The Federal Housing Administration (FHA) is working on some changes to the way it approaches large loans for new construction.

While nothing is set in stone yet, the FHA is getting ready to toughen up the underwriting terms on any Sec. 221(d)(4) deal of $50 million or more. The agency is concerned with the threat posed to its portfolio by such large loans, especially since the agency is on the hook all by itself. Unlike Fannie Mae’s approach, where its lenders have skin in the game of each loan, the FHA has no such risk-sharing requirements.

“We’ve definitely seen much larger loan sizes and that’s a new phenomenon for FHA,” said Carol Galante, HUD’s multifamily chief, in an interview last month. “We’ve got something like 80 projects in our pipeline that are over $50 million, and five that are over $100 million.”

The underwriting changes around large loans would be tiered, so that anything over $50 million would require a minimum 1.25x debt service coverage ratio (DSCR) and a 80 percent maximum loan to cost (LTC). For deals of $75 million or more, the DSCR would bump up to 1.35x, and the LTC ceiling would drop down to 75 percent.

The FHA would also bolster operating deficit reserve and working capital escrow requirements, and may also layer in some new liquidity requirements. The agency hopes to have a notice out to the industry some time in the next three months.

“It’s somewhat of a pushback,” says Mark Beisler, CEO of Columbus, Ohio-based FHA lender Red Mortgage Capital. “And it goes back to the issue that the lenders have no skin in the game.”

Red Mortgage Capital recently closed a $125 million Sec. 221(d)(4) loan for the 544-unit Shores, a community to be built in Marina Del Rey, Calif.
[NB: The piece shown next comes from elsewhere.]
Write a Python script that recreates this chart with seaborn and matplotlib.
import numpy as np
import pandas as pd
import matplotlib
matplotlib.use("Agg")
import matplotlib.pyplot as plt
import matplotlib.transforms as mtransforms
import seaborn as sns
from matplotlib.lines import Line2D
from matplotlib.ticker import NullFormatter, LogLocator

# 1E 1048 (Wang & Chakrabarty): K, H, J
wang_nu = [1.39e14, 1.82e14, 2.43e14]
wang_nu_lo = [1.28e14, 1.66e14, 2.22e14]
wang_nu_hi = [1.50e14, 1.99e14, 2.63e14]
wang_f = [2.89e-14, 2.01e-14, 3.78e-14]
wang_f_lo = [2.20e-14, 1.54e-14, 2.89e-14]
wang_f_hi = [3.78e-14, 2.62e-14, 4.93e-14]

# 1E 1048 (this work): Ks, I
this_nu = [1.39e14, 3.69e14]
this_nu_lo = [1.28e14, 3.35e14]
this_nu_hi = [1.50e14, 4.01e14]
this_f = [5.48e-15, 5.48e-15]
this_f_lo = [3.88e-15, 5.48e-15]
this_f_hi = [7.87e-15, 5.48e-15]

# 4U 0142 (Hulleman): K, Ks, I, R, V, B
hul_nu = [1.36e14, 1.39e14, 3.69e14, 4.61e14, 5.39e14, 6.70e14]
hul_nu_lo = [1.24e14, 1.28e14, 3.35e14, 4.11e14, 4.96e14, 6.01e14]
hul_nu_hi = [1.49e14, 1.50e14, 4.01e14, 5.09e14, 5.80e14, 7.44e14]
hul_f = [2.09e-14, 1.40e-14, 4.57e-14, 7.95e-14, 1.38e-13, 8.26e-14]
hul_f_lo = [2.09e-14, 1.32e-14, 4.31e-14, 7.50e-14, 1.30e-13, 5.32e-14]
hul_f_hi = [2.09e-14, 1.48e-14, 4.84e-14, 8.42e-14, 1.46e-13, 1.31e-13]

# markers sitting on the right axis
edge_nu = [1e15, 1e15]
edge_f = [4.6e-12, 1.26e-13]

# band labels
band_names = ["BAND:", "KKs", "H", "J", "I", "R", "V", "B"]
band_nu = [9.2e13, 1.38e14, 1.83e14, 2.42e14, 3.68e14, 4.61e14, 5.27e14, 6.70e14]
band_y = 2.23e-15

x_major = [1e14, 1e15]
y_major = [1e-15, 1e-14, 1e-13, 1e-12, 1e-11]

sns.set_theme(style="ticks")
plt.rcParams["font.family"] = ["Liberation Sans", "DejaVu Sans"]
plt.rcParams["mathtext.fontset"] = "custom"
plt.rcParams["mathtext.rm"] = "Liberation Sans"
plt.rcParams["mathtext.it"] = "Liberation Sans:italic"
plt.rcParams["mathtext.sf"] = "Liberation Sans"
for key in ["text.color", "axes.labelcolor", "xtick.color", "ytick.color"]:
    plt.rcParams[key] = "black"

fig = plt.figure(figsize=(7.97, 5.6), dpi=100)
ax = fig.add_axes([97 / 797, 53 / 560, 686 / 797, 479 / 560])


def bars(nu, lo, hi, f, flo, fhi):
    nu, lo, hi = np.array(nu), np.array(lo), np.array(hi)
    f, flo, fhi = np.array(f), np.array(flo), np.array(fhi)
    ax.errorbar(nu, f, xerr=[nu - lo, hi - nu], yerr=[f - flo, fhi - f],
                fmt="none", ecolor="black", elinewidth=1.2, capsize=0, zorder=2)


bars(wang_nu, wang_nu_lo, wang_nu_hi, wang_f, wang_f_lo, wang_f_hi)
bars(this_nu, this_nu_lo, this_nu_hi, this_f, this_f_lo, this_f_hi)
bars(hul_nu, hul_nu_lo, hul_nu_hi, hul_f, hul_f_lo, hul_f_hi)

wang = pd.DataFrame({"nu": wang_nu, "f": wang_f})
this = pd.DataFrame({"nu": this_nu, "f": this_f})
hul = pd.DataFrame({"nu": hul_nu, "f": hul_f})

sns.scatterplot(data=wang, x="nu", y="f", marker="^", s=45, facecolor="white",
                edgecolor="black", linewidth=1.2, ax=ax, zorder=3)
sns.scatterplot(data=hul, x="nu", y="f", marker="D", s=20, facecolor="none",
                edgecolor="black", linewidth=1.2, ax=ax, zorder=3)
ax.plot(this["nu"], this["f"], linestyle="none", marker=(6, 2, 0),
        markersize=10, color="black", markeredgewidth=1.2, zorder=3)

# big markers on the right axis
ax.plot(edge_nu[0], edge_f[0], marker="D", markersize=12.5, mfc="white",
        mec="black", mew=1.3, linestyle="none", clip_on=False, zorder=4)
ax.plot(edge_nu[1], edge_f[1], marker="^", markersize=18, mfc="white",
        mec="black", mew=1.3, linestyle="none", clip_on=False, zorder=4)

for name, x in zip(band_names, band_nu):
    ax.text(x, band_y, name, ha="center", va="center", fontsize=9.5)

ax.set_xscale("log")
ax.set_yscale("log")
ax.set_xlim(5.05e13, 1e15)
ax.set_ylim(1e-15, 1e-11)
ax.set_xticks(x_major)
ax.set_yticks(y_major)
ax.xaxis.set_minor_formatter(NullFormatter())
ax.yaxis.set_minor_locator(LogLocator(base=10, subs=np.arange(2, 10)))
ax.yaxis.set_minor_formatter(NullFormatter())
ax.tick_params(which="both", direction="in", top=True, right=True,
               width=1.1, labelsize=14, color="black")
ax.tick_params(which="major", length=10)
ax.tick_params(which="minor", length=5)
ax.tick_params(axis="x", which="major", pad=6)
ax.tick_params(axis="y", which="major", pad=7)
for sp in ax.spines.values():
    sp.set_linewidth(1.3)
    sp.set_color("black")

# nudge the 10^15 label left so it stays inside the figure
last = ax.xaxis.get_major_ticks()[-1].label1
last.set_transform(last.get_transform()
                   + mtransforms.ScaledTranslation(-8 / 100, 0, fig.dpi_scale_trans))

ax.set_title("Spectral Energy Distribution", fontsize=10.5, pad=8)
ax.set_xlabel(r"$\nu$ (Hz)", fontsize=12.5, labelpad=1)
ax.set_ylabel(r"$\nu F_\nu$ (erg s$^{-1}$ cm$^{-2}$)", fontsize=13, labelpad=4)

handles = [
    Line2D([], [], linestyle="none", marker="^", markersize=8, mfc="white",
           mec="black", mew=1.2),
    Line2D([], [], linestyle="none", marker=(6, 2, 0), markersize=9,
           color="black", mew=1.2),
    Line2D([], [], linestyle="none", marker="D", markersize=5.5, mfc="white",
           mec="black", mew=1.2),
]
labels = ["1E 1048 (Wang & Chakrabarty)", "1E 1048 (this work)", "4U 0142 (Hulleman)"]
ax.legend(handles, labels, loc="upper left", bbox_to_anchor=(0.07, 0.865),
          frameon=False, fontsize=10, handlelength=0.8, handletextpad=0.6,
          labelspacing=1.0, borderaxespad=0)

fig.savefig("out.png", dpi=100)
The loan—the largest currently active (d)(4) in the country—had an LTC of 89.9 percent since it was submitted before the agency changed its underwriting standards in September of last year. Last September, HUD instituted LTCs of 83.3 percent, and DSCRs of 1.20x, for any market-rate (d)(4) deal, regardless of size.
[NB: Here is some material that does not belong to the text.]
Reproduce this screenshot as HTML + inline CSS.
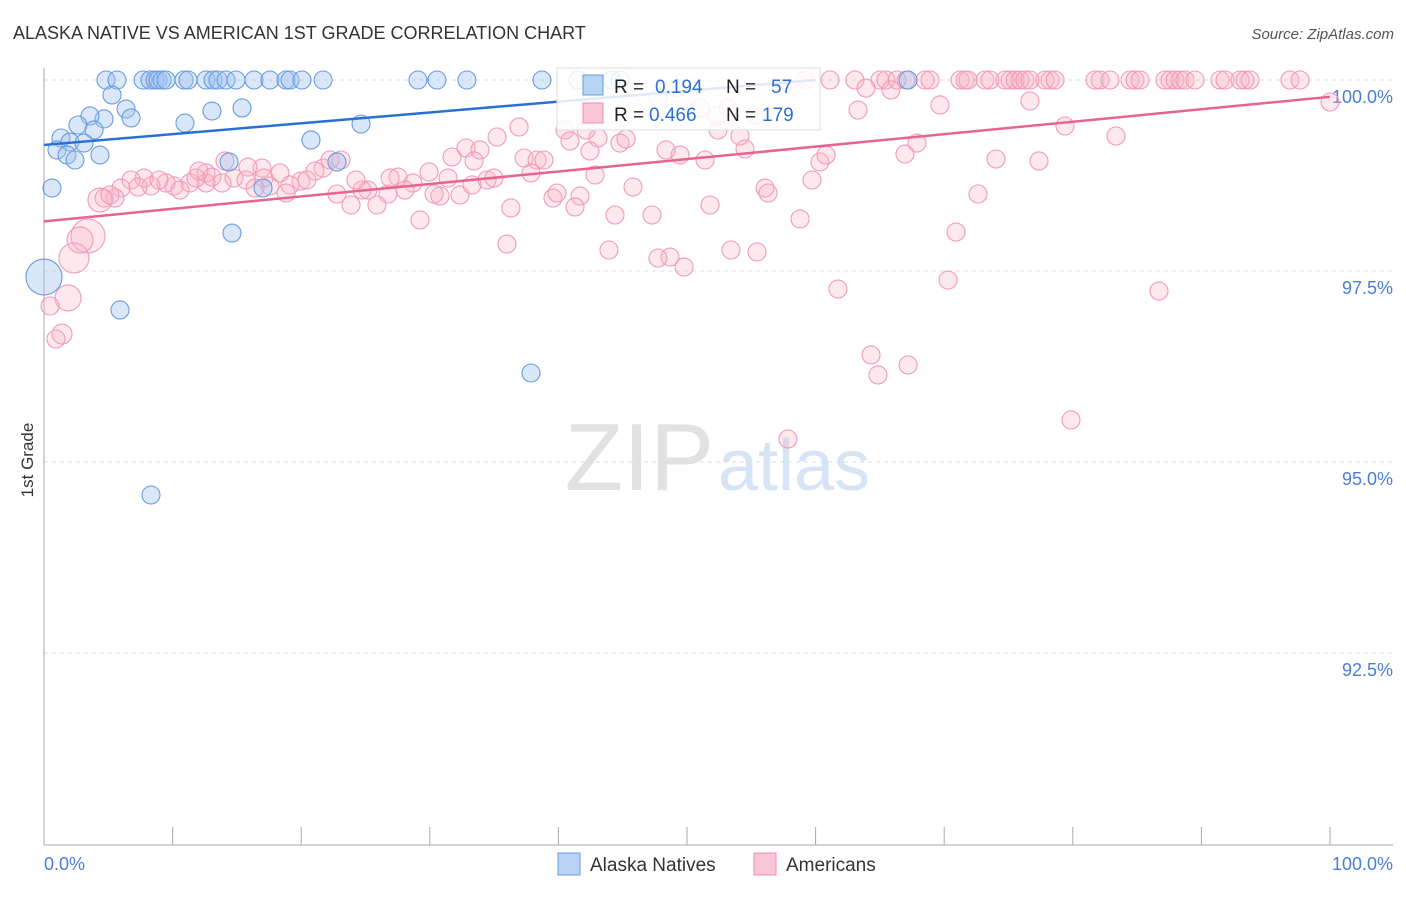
<!DOCTYPE html>
<html><head><meta charset="utf-8">
<style>
body{margin:0;background:#fff;font-family:"Liberation Sans",sans-serif;}
svg text{font-family:"Liberation Sans",sans-serif;}
</style></head>
<body>
<svg id="chart" width="1406" height="892" xmlns="http://www.w3.org/2000/svg">
<text x="13" y="39" font-size="18" fill="#333">ALASKA NATIVE VS AMERICAN 1ST GRADE CORRELATION CHART</text>
<text x="1394" y="39" font-size="15" fill="#555" text-anchor="end" font-style="italic">Source: ZipAtlas.com</text>
<text x="33" y="460" font-size="17" fill="#333" text-anchor="middle" transform="rotate(-90 33 460)">1st Grade</text>
<text x="714" y="490" font-size="96" fill="#e2e2e2" text-anchor="end" font-family="Liberation Serif">ZIP</text>
<text x="718" y="490" font-size="72" fill="#d6e4f5">atlas</text>
<g id="grid"></g><g id="pts"></g><g id="lines"></g>
<g>
<rect x="557" y="68" width="263" height="62" fill="#fff" fill-opacity="0.85" stroke="#ddd"/>
<rect x="583" y="75" width="20" height="20" fill="#b9d3f5" stroke="#6a9be0"/>
<rect x="583" y="103" width="20" height="20" fill="#f9c6d6" stroke="#f08fae"/>
<text x="614" y="93" font-size="19" fill="#222">R =</text><text x="655" y="93" font-size="19" fill="#2a6fd6">0.194</text>
<text x="726" y="93" font-size="19" fill="#222">N =</text><text x="771" y="93" font-size="19" fill="#2a6fd6">57</text>
<text x="614" y="121" font-size="19" fill="#222">R =</text><text x="649" y="121" font-size="19" fill="#2a6fd6">0.466</text>
<text x="726" y="121" font-size="19" fill="#222">N =</text><text x="762" y="121" font-size="19" fill="#2a6fd6">179</text>
</g>
<g>
<rect x="558" y="853" width="22" height="22" fill="#b9d3f5" stroke="#6a9be0"/>
<text x="590" y="871" font-size="19" fill="#333">Alaska Natives</text>
<rect x="754" y="853" width="22" height="22" fill="#f9c6d6" stroke="#f08fae"/>
<text x="786" y="871" font-size="19" fill="#333">Americans</text>
</g>
<text x="44" y="870" font-size="18" fill="#4a7fd4">0.0%</text>
<text x="1393" y="870" font-size="18" fill="#4a7fd4" text-anchor="end">100.0%</text>
</svg>
<script>
const yTicks=[100,97.5,95,92.5];
const yTickLabels=["100.0%","97.5%","95.0%","92.5%"];
const px=[106,117,143,150,155,158,162,166,184,188,206,213,218,226,236,254,270,286,290,302,323,418,437,467,542,578,612,620,908,112,126,131,104,90,78,94,61,70,84,57,67,75,100,52,185,212,242,311,361,229,337,263,232,120,531,151,44];
const py=[80,80,80,80,80,80,80,80,80,80,80,80,80,80,80,80,80,80,80,80,80,80,80,80,80,80,80,80,80,95,109,118,119,116,125,130,138,142,143,150,155,160,155,188,123,111,108,140,124,162,162,188,233,310,373,495,277];
const alaskaX=px.map(v=>+((v-44)/12.86).toFixed(2));
const alaskaY=py.map(v=>+(100-(v-80)/76.4).toFixed(3));
const alaskaR=alaskaX.map((v,i)=>i==px.length-1?18:9);
const qx=[830,855,880,886,897,906,925,930,960,965,968,985,990,1005,1010,1015,1020,1025,1030,1045,1050,1055,1095,1100,1110,1130,1135,1140,1165,1170,1175,1180,1185,1195,1220,1225,1240,1245,1250,1290,1300,806,866,891,1330,940,1030,858,1065,1116,917,905,996,1039,978,956,948,1159,871,878,908,1071,788,838,800,812,820,826,765,768,757,731,710,684,670,658,652,633,615,609,598,590,620,626,666,680,705,718,740,745,565,570,524,537,544,531,519,497,466,480,452,448,429,413,398,388,377,351,368,362,337,323,330,315,341,356,301,290,286,262,264,248,234,222,206,206,190,174,166,151,144,131,121,115,104,100,110,88,80,74,68,50,62,56,212,246,270,280,307,390,405,420,440,460,472,487,494,511,507,553,557,580,575,595,586,474,434,255,225,196,159,138,180,199,717,755,700,658,677,728];
const qy=[80,80,80,80,80,80,80,80,80,80,80,80,80,80,80,80,80,80,80,80,80,80,80,80,80,80,80,80,80,80,80,80,80,80,80,80,80,80,80,80,80,80,88,90,102,105,101,110,126,136,143,154,159,161,194,232,280,291,355,375,365,420,439,289,219,180,162,155,188,193,252,250,205,267,257,258,215,187,215,250,138,151,143,139,150,155,160,130,136,149,130,141,158,160,160,173,127,137,148,150,157,178,172,183,177,194,205,205,190,190,194,168,160,171,160,180,181,185,193,168,178,167,178,183,183,173,183,186,183,186,178,180,188,198,198,200,195,236,240,258,298,306,334,339,177,180,186,173,180,178,190,220,196,195,185,180,178,208,244,198,193,196,207,175,130,161,194,188,161,178,180,187,190,171,116,115,108,98,88,108];
const amerX=qx.map(v=>+((v-44)/12.86).toFixed(2));
const amerY=qy.map(v=>+(100-(v-80)/76.4).toFixed(3));
const bigMap={100:12,88:17,80:13,74:15,68:13,62:10};
const amerR=qx.map((v,i)=>(bigMap[v]&&qy[i]>190)?bigMap[v]:9);
const alaskaTrend=[[0,99.15],[60,100.0]];
const amerTrend=[[0,98.15],[100,99.78]];
const L=44,R=1330,T=80;
const xs=v=>L+(R-L)*v/100;
const ys=v=>T+(100-v)*76.4;
const NS="http://www.w3.org/2000/svg";
function mk(tag,attrs,parent){const e=document.createElementNS(NS,tag);for(const k in attrs)e.setAttribute(k,attrs[k]);parent.appendChild(e);return e;}
const grid=document.getElementById('grid');
yTicks.forEach((t,i)=>{
 const l=mk('line',{x1:L,x2:1393,y1:ys(t),y2:ys(t),stroke:'#ddd','stroke-dasharray':'4,4'},grid);
 
 
 const tx=mk('text',{x:1393,y:ys(t)+23,'font-size':18,fill:'#4a7fd4','text-anchor':'end'},grid);
 tx.textContent=yTickLabels[i];
 
 
});
const ya=mk('line',{x1:L,x2:L,y1:68,y2:845,stroke:'#aaa'},grid);


const xa=mk('line',{x1:L,x2:1393,y1:845,y2:845,stroke:'#aaa'},grid);


for(let i=0;i<=10;i++){const tk=mk('line',{x1:xs(i*10),x2:xs(i*10),y1:827,y2:845,stroke:'#aaa'},grid);
 
 }
const pts=document.getElementById('pts');
amerX.forEach((v,i)=>{const c=mk('circle',{cx:xs(v),cy:ys(amerY[i]),r:amerR[i],fill:'rgba(248,178,200,0.3)',stroke:'#f19ab6','stroke-width':1.1},pts);
 
 });
alaskaX.forEach((v,i)=>{const c=mk('circle',{cx:xs(v),cy:ys(alaskaY[i]),r:alaskaR[i],fill:'rgba(160,196,240,0.4)',stroke:'#6a9be0','stroke-width':1.1},pts);
 
 });
const lines=document.getElementById('lines');
const bl=mk('line',{x1:xs(alaskaTrend[0][0]),y1:ys(alaskaTrend[0][1]),x2:xs(alaskaTrend[1][0]),y2:ys(alaskaTrend[1][1]),stroke:'#2a6fd6','stroke-width':2.5},lines);


const pl=mk('line',{x1:xs(amerTrend[0][0]),y1:ys(amerTrend[0][1]),x2:xs(amerTrend[1][0]),y2:ys(amerTrend[1][1]),stroke:'#e8648f','stroke-width':2.5},lines);


</script>
</body></html>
These incremental changes point to the need for greater participation from the private sector. “What HUD ought to do, instead of bickering around the edges, is go into the heart of it and make lenders responsible, make them take a first-loss position like Fannie Mae does,” says David Goodman, chairman of Red Mortgage Capital. “What they need is a co-insurance program that’s got teeth in it.”
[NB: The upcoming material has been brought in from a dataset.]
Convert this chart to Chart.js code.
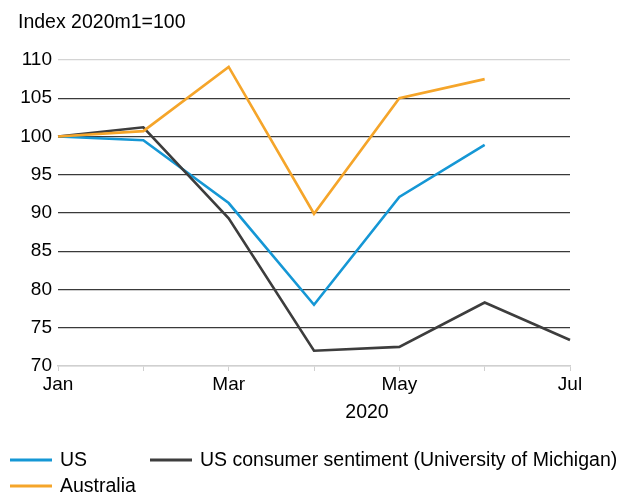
<!DOCTYPE html>
<html>
<head>
<meta charset="utf-8">
<script src="https://cdn.jsdelivr.net/npm/chart.js@4/dist/chart.umd.min.js"></script>
<style>
  html, body { margin: 0; padding: 0; background: #fff; }
  #wrap { width: 619px; height: 494px; }
</style>
</head>
<body>
<div id="wrap"><canvas id="lineChart" width="619" height="494"></canvas></div>
<script>
// data
const months = ['Jan', 'Feb', 'Mar', 'Apr', 'May', 'Jun', 'Jul'];
const usIndex = [100, 99.5, 91.3, 78, 92.1, 98.9, null];
const australiaIndex = [100, 100.7, 109.1, 89.9, 105, 107.5, null];
const sentimentIndex = [100, 101.2, 89.3, 72, 72.5, 78.3, 73.4];
const yMin = 70, yMax = 110, yStep = 5;
const shownMonths = ['Jan', 'Mar', 'May', 'Jul'];

const FONT = '"Liberation Sans", Arial, sans-serif';
const BLUE = '#1597d5';
const ORANGE = '#f5a52a';
const DARK = '#3d3d3d';

const legendItems = [
    { text: 'US', color: BLUE, x: 10, y: 460 },
    { text: 'US consumer sentiment (University of Michigan)', color: DARK, x: 150, y: 460 },
    { text: 'Australia', color: ORANGE, x: 10, y: 486 }
];

const extrasPlugin = {
    id: 'extras',
    afterDraw(chart) {
        const c = chart.ctx;
        c.save();
        c.fillStyle = '#000';
        c.font = '19.5px ' + FONT;
        c.textBaseline = 'alphabetic';
        c.textAlign = 'left';
        c.fillText('Index 2020m1=100', 18, 28);
        c.textAlign = 'center';
        c.fillText('2020', 367, 418);
        c.textAlign = 'left';
        c.textBaseline = 'middle';
        legendItems.forEach(it => {
            c.strokeStyle = it.color;
            c.lineWidth = 3;
            c.beginPath();
            c.moveTo(it.x, it.y);
            c.lineTo(it.x + 42, it.y);
            c.stroke();
            c.fillText(it.text, it.x + 50, it.y + 1);
        });
        c.restore();
    }
};

new Chart(document.getElementById('lineChart'), {
    type: 'line',
    data: {
        labels: months,
        datasets: [
            { label: 'US', data: usIndex, borderColor: BLUE, order: 3 },
            { label: 'US consumer sentiment (University of Michigan)', data: sentimentIndex, borderColor: DARK, order: 2 },
            { label: 'Australia', data: australiaIndex, borderColor: ORANGE, order: 1 }
        ]
    },
    options: {
        responsive: false,
        animation: false,
        events: [],
        layout: { padding: { left: 0, right: 49, top: 60, bottom: 98 } },
        elements: {
            line: { borderWidth: 2.6, tension: 0, fill: false },
            point: { radius: 0 }
        },
        plugins: {
            legend: { display: false },
            tooltip: { enabled: false }
        },
        scales: {
            x: {
                offset: false,
                afterFit(scale) { scale.height = 30; },
                border: { display: true, color: '#d0d0d0', width: 1.5 },
                grid: { drawOnChartArea: false, drawTicks: true, tickLength: 5, color: '#d0d0d0' },
                ticks: {
                    color: '#000',
                    font: { family: FONT, size: 19 },
                    padding: 2,
                    autoSkip: false,
                    maxRotation: 0,
                    callback(val, i) {
                        const m = months[i];
                        return shownMonths.includes(m) ? m : '';
                    }
                }
            },
            y: {
                min: yMin,
                max: yMax,
                afterFit(scale) { scale.width = 58; },
                border: { display: false },
                grid: {
                    drawTicks: false,
                    lineWidth: 1.2,
                    color(ctx) {
                        const v = ctx.tick && ctx.tick.value;
                        if (v === yMax) return '#d4d4d4';
                        if (v === yMin) return '#d0d0d0';
                        return '#3a3a3a';
                    }
                },
                ticks: {
                    stepSize: yStep,
                    color: '#000',
                    padding: 6,
                    font: { family: FONT, size: 19 }
                }
            }
        }
    },
    plugins: [extrasPlugin]
});
</script>
</body>
</html>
Red closed on $800 million in FHA business last year, and expects to exceed that total this year. But like all FHA lenders, it is struggling with managing borrower expectations regarding deal cycle timelines. The FHA, which has always had a slow approach, has been extremely congested of late—the agency is still trying to dig out from the avalanche of deals that came its way before those new underwriting changes went into effect last September.

“HUD is overwhelmed right now. We submitted a project in the Buffalo office in September, and its been sitting there for six months; they’ve yet to open the box,” says Ed Tellings, Red’s FHA chief underwriter. “They’re just inundated with all of those proposals submitted in response to their making the underwriting criteria more conservative in September.”